Broughtons Cruising Part 1
15 August 2018 | Potts Lagoon, West Cracroft Island, BC
Happy Hour Deck, Lagoon Cove Marine Resort
Inside Havannah Channel, we watched the wind begin to rise behind us on the strait. Just inside, we headed up into Port Harvey where we tied up at the docks of the Port Harvey Marine Resort. Names can be deceptive, but we had been warned and knew what to expect... one long dock and two buildings on floats with a wobbly walkway ashore. But for $1.10/ foot, we had no complaints. Tied up, we met the owners, George and Gail Cambridge. So we booked a table for dinner and made our choices from the three offerings... pizza, beef burger or fish and chips.
Then off for a walk, after being instructed on how to avoid the grizzly bears. Well, a short walk.
Dinner was at six... BYOB. I had chosen the burger and Jeannie the fish and chips... and both were excellent! So we placed our orders for the morning... four cinnamon buns and a loaf of bread all fresh that morning.
In the morning we dawdled over french toast with bacon and coffee, then in to pick up our order from Gail. Another walk, a bit further into the woods, some chatting with dockmates as they departed and we were off.
Our destination, Lagoon Cove Marina, was as the crow flies, 2.6 nautical miles away. But our route wound down Havannah Channel, up Call Inlet, through Chatham Channel, down The Blow Hole into Lagoon Cove Marine Resort, a distance of 16 miles.
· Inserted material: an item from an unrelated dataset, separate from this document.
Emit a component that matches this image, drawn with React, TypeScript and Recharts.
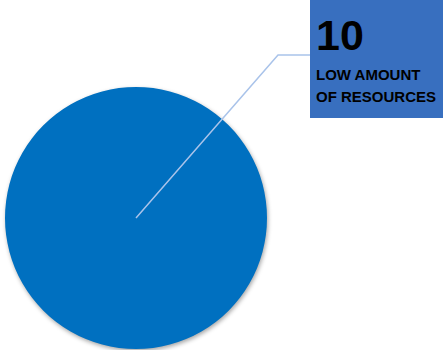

Again, the name “marine resort” may suggest some luxury, but “rough” would be a more appropriate adjective. But we were met by the new owners who took our lines and welcomed us warmly, telling us about their famous happy hour. And it deserves its excellent reputation. One disappointment was the lack of a store. Our cruising guide, the latest edition dated 2015, said we would be able to buy groceries and wine at both Port Harvey and Lagoon Cove. But not so!
Because our stocking up had been done in Desolation Sound at Squirrel Cove and Refuge Cove, we were far from fully stocked for extended cruising. Now we began to worry.
But first off for a hike. The marina has cut a number of trails through the woods and we were happy of the exercise on the rigorous terrain.
Starting at five, there is a pot luck appetizers with all you can eat fresh caught prawns. It also gave us a chance to meet some of out dockmates.
But the lack of food was on our minds. Visions of having gotten all the way up here, only to have to turn around made for a worrysome time. But talking with dockmates, we were assured that we would find good shopping at Echo Bay Marina and Sullivan Bay Marina. With internet available, we checked both web sites, and the pictures look good. We immediately made a reservation for Echo Bay, 6 days ahead. Not only that, our dockmates had been fishing and didn't have enough refrigeration, so donated a whole Chinook Salmon and two sets of crab legs to us. Perhaps we won't go hungry after all!
In the morning we did another short hike then off.
One stop we wanted to make was Minstral Island, formerly the site of a bustling community with store, cannery, dance hall, school and logging camp. But it slowly died and now only a few crumbling buildings and a decrepit dock. We tied up and carefully walked up the dock chosing the strongest looking planks. At the head of the dock were two buildings, one appeared to be the former store. Both were slowly sinking down into the water. We struggled up what appeared to be a former street, now well overgrown, spied a few more ruins, then gave up. As we left, the quiet seemed to be amplified by the ruins slowly being reclaimed by nature.
Back aboard, we ran back down through the Blow Hole and down Clio Channel to Potts Lagoon for the night. As usual, the wind was westerly, on our nose, so we just motored on down the 11 miles.
Motoring down the channel, we passed huge Atlantic Salmon and Steelhead fish farms. It is a huge industry here and very controversial. We also passed a few floating summer homes, one of which was huge. Floating homes are a common site in the area. Since the water doesn't freeze, and the land is so rugged, floating summer homes, some quite substantial, are the norm. Power is solar and generator combination. Logging operations also build floating bunkhouses that they move from site to site.
Turning into Potts Lagoon, we anchored with two power boats and a number of floating homes, only two of which appeared to be maintained. After getting settled, we decided it was time to try our hand at catching crab, so off we went with our trap and a fish head from Kevin Fogolin's fishing expedition a few weeks ago. We left the trap for the night and went back to a BBQ salmon dinner accompanied by a nice cold white wine. No rationing the wine... yet!.